Scientific classification
- Kingdom: Plantae
- Clade: Embryophytes
- Clade: Tracheophytes
- Clade: Angiosperms
- Clade: Eudicots
- Clade: Asterids
- Order: Lamiales
- Family: Phrymaceae
- Genus: Diplacus
- Species: D. congdonii
- Binomial name: Diplacus congdonii (B.L.Rob.) G.L.Nesom
- Synonyms: Eunanus congdonii (B.L.Rob.) Greene; Mimulus congdonii B.L.Rob.; Mimulus modestus Eastw.;

= Diplacus congdonii =

- Genus: Diplacus
- Species: congdonii
- Authority: (B.L.Rob.) G.L.Nesom
- Conservation status: G4
- Synonyms: Eunanus congdonii (B.L.Rob.) Greene, Mimulus congdonii B.L.Rob., Mimulus modestus Eastw.

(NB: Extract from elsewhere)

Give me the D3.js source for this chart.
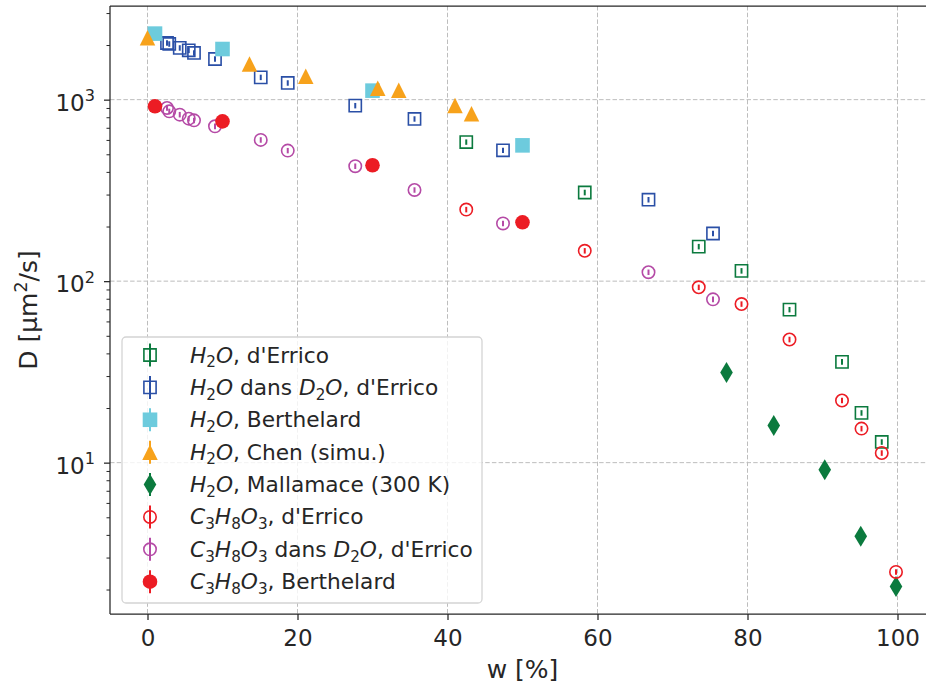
<!DOCTYPE html>
<html><head><meta charset="utf-8">
<script src="https://cdn.jsdelivr.net/npm/d3@7"></script>
<style>body{margin:0;background:#fff} svg{display:block;font-family:"DejaVu Sans",sans-serif}</style>
</head><body><svg id="chart" width="926" height="690"></svg>
<script>
// ---------------- data ----------------
const wH2ODErrico = [42.5, 58.3, 73.5, 79.2, 85.6, 92.6, 95.2, 97.9];
const dH2ODErrico = [584, 308, 155, 114, 69.7, 35.9, 18.8, 13.0];
const eH2ODErrico = [20, 11, 5.4, 4.0, 2.4, 1.3, 0.66, 0.46];

const wD2O = [2.6, 2.9, 4.3, 5.5, 6.2, 9.0, 15.1, 18.7, 27.7, 35.6, 47.4, 66.8, 75.4];
const dH2OinD2O = [2052, 2027, 1928, 1870, 1808, 1675, 1327, 1236, 927, 783, 526, 281, 183];
const eH2OinD2O = [72, 71, 67, 65, 63, 59, 46, 43, 32, 27, 18, 9.8, 6.4];

const wBerthelard = [1, 10, 30, 50];
const dH2OBerthelard = [2311, 1901, 1121, 560];

const wChen = [0, 13.6, 21.1, 30.7, 33.5, 41.0, 43.2];
const dH2OChen = [2196, 1573, 1344, 1154, 1125, 930, 837];

const wMallamace = [77.2, 83.5, 90.3, 95.1, 99.8];
const dH2OMallamace = [31.4, 16.0, 9.15, 3.93, 2.08];

const wGlyDErrico = [42.5, 58.3, 73.5, 79.2, 85.6, 92.6, 95.2, 97.9, 99.8];
const dGlyDErrico = [248, 147, 92.5, 74.8, 47.7, 22.0, 15.4, 11.3, 2.50];
const eGlyDErrico = [8.7, 5.1, 3.2, 2.6, 1.7, 0.77, 0.54, 0.40, 0.09];

const dGlyInD2O = [900, 862, 827, 786, 769, 713, 600, 524, 430, 318, 208, 112, 79.4];
const eGlyInD2O = [32, 30, 29, 28, 27, 25, 21, 18, 15, 11, 7.3, 3.9, 2.8];

const dGlyBerthelard = [919, 759, 435, 211];

const xTicks = [0, 20, 40, 60, 80, 100];
const yMajorTicks = [10, 100, 1000];
const yMinorTicks = [2,3,4,5,6,7,8,9,20,30,40,50,60,70,80,90,200,300,400,500,600,700,800,900,2000,3000];

const labels = [
  "$H_2O$, d'Errico",
  "$H_2O$ dans $D_2O$, d'Errico",
  "$H_2O$, Berthelard",
  "$H_2O$, Chen (simu.)",
  "$H_2O$, Mallamace (300 K)",
  "$C_3H_8O_3$, d'Errico",
  "$C_3H_8O_3$ dans $D_2O$, d'Errico",
  "$C_3H_8O_3$, Berthelard"
];

// ---------------- styling ----------------
const W = 926, H = 690;
const M = {left: 110, right: 935, top: 6, bottom: 614};
const tickFont = 23, labelFont = 25, legendFont = 21.7;
const C = {
  green: "#0b7a3e", blue: "#2a4fa6", cyan: "#6dcbdd", orange: "#f7a21b",
  red: "#ec1c24", purple: "#b54aa6"
};

const triUp = {draw(ctx, size){ const s = Math.sqrt(size); ctx.moveTo(0,-s/2); ctx.lineTo(s/2,s/2); ctx.lineTo(-s/2,s/2); ctx.closePath(); }};
const thinDiamond = {draw(ctx, size){ const h = Math.sqrt(size); const w = h*0.6; ctx.moveTo(0,-h/2); ctx.lineTo(w/2,0); ctx.lineTo(0,h/2); ctx.lineTo(-w/2,0); ctx.closePath(); }};

const series = [
  {w: wH2ODErrico, d: dH2ODErrico, e: eH2ODErrico, color: C.green, type: d3.symbolSquare, size: 12.2*12.2, open: true},
  {w: wD2O, d: dH2OinD2O, e: eH2OinD2O, color: C.blue, type: d3.symbolSquare, size: 12.2*12.2, open: true},
  {w: wBerthelard, d: dH2OBerthelard, e: null, color: C.cyan, type: d3.symbolSquare, size: 14.6*14.6, open: false},
  {w: wChen, d: dH2OChen, e: null, color: C.orange, type: triUp, size: 15.5*15.5, open: false},
  {w: wMallamace, d: dH2OMallamace, e: null, color: C.green, type: thinDiamond, size: 21*21, open: false},
  {w: wGlyDErrico, d: dGlyDErrico, e: eGlyDErrico, color: C.red, type: d3.symbolCircle, size: Math.PI*6.2*6.2, open: true},
  {w: wD2O, d: dGlyInD2O, e: eGlyInD2O, color: C.purple, type: d3.symbolCircle, size: Math.PI*6.2*6.2, open: true},
  {w: wBerthelard, d: dGlyBerthelard, e: null, color: C.red, type: d3.symbolCircle, size: Math.PI*7.3*7.3, open: false}
];

const svg = d3.select("#chart");
svg.append("rect").attr("width", W).attr("height", H).attr("fill", "#fff");

const x = d3.scaleLinear().domain([-5, 105]).range([M.left, M.right]);
const y = d3.scaleLog().domain([1.466, 3281]).range([M.bottom, M.top]);

// grid
const grid = svg.append("g").attr("stroke", "#bdbdbd").attr("stroke-width", 1).attr("stroke-dasharray", "4.5,2.2");
grid.selectAll(".gx").data(xTicks).join("line")
  .attr("x1", d => x(d)).attr("x2", d => x(d)).attr("y1", M.top).attr("y2", M.bottom);
grid.selectAll(".gy").data(yMajorTicks).join("line")
  .attr("y1", d => y(d)).attr("y2", d => y(d)).attr("x1", M.left).attr("x2", M.right);

// axes
const axisColor = "#262626";
const gx = svg.append("g").attr("transform", `translate(0,${M.bottom})`)
  .call(d3.axisBottom(x).tickValues(xTicks).tickSize(6).tickSizeOuter(0).tickPadding(10).tickFormat(d3.format("d")));
gx.selectAll("text").attr("font-size", tickFont).attr("fill", axisColor).attr("font-family", "DejaVu Sans");
gx.selectAll("line").attr("stroke", axisColor).attr("stroke-width", 1.25);
gx.select(".domain").remove();

const gyMinor = svg.append("g").attr("transform", `translate(${M.left},0)`)
  .call(d3.axisLeft(y).tickValues(yMinorTicks).tickSize(3.5).tickSizeOuter(0).tickFormat(""));
gyMinor.selectAll("line").attr("stroke", axisColor).attr("stroke-width", 1);
gyMinor.select(".domain").remove();

const gy = svg.append("g").attr("transform", `translate(${M.left},0)`)
  .call(d3.axisLeft(y).tickValues(yMajorTicks).tickSize(6).tickSizeOuter(0).tickPadding(9).tickFormat(() => ""));
gy.selectAll("line").attr("stroke", axisColor).attr("stroke-width", 1.25);
gy.select(".domain").remove();
gy.selectAll(".tick text").each(function(d){
  const t = d3.select(this).attr("font-size", tickFont).attr("fill", axisColor).attr("font-family", "DejaVu Sans").attr("dy", "0.46em");
  t.text(null);
  t.append("tspan").text("10");
  t.append("tspan").attr("font-size", tickFont*0.7).attr("dy", -tickFont*0.42).text(String(Math.round(Math.log10(d))));
});

// spines
const sp = svg.append("g").attr("stroke", axisColor).attr("stroke-width", 1.25).attr("fill", "none");
sp.append("line").attr("x1", M.left).attr("x2", M.left).attr("y1", M.top).attr("y2", M.bottom);
sp.append("line").attr("x1", M.left).attr("x2", M.right).attr("y1", M.bottom).attr("y2", M.bottom);
sp.append("line").attr("x1", M.left).attr("x2", M.right).attr("y1", M.top).attr("y2", M.top);
sp.append("line").attr("x1", M.right).attr("x2", M.right).attr("y1", M.top).attr("y2", M.bottom);

// axis labels
svg.append("text").attr("x", (M.left + M.right)/2).attr("y", 678).attr("text-anchor", "middle")
  .attr("font-size", labelFont).attr("fill", axisColor).text("w [%]");
const yl = svg.append("text").attr("transform", `translate(37,${(M.top+M.bottom)/2}) rotate(-90)`)
  .attr("text-anchor", "middle").attr("font-size", labelFont).attr("fill", axisColor);
yl.append("tspan").text("D [µm");
yl.append("tspan").attr("font-size", labelFont*0.7).attr("dy", -labelFont*0.4).text("2");
yl.append("tspan").attr("dy", labelFont*0.4).text("/s]");

// data marks
const marks = svg.append("g");
series.forEach(s => {
  const g = marks.append("g");
  const pts = s.w.map((w, i) => ({w, d: s.d[i], e: s.e ? s.e[i] : 0}));
  if (s.e) {
    g.selectAll("line").data(pts).join("line")
      .attr("x1", p => x(p.w)).attr("x2", p => x(p.w))
      .attr("y1", p => y(p.d - p.e)).attr("y2", p => y(p.d + p.e))
      .attr("stroke", s.color).attr("stroke-width", 2);
  }
  g.selectAll("path").data(pts).join("path")
    .attr("transform", p => `translate(${x(p.w)},${y(p.d)})`)
    .attr("d", d3.symbol().type(s.type).size(s.size))
    .attr("fill", s.open ? "none" : s.color)
    .attr("stroke", s.open ? s.color : "none")
    .attr("stroke-width", s.open ? 1.6 : 0);
});

// legend
function mathText(sel, str, fs){
  const parts = str.split("$");
  let shift = 0;
  const add = (txt, opts) => {
    const t = sel.append("tspan").text(txt);
    let target = opts.sub ? fs*0.22 : 0;
    if (target !== shift) { t.attr("dy", target - shift); shift = target; }
    if (opts.sub) t.attr("font-size", fs*0.7);
    if (opts.it) t.attr("font-style", "italic");
  };
  parts.forEach((p, i) => {
    if (i % 2 === 0) { if (p) add(p, {}); }
    else {
      for (let k = 0; k < p.length; k++) {
        if (p[k] === "_") { add(p[k+1], {sub: true}); k++; }
        else add(p[k], {it: true});
      }
    }
  });
}

const lg = svg.append("g");
lg.append("rect").attr("x", 122).attr("y", 337).attr("width", 360).attr("height", 266).attr("rx", 4)
  .attr("fill", "#fff").attr("fill-opacity", 0.8).attr("stroke", "#d4d4d4").attr("stroke-width", 1.3);
const rowY = d3.scaleLinear().domain([0, 7]).range([355, 581.7]);
series.forEach((s, i) => {
  const cy = rowY(i);
  lg.append("line").attr("x1", 150).attr("x2", 150).attr("y1", cy - 11.5).attr("y2", cy + 11.5)
    .attr("stroke", s.color).attr("stroke-width", 2);
  lg.append("path").attr("transform", `translate(150,${cy})`)
    .attr("d", d3.symbol().type(s.type).size(s.size))
    .attr("fill", s.open ? "#fff" : s.color).attr("fill-opacity", s.open ? 0 : 1)
    .attr("stroke", s.open ? s.color : "none").attr("stroke-width", s.open ? 1.6 : 0);
  const t = lg.append("text").attr("x", 190).attr("y", cy + 7.5).attr("font-size", legendFont).attr("fill", axisColor);
  mathText(t, labels[i], legendFont);
});
</script></body></html>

Species of flowering plant

Diplacus congdonii is a species of monkeyflower known by the common name Congdon's monkeyflower.

==Distribution==
It is endemic to California, where it has a scattered and localized distribution in the mountains and foothills between the North Coast Ranges and the Peninsular Ranges, and the Sierra Nevada foothills. It grows in moist spots on slopes and in canyons, sometimes in disturbed areas.

==Description==
Diplacus congdonii is a small, hairy annual herb producing a thin, erect stem no more than 10 centimeters tall. The herbage is purple-green in color. The paired opposite leaves are oval in shape, lined with hairs, and up to about 3 centimeters long. The plant bears narrow-throated, trumpet-shaped magenta flowers 1 to 3 centimeters long.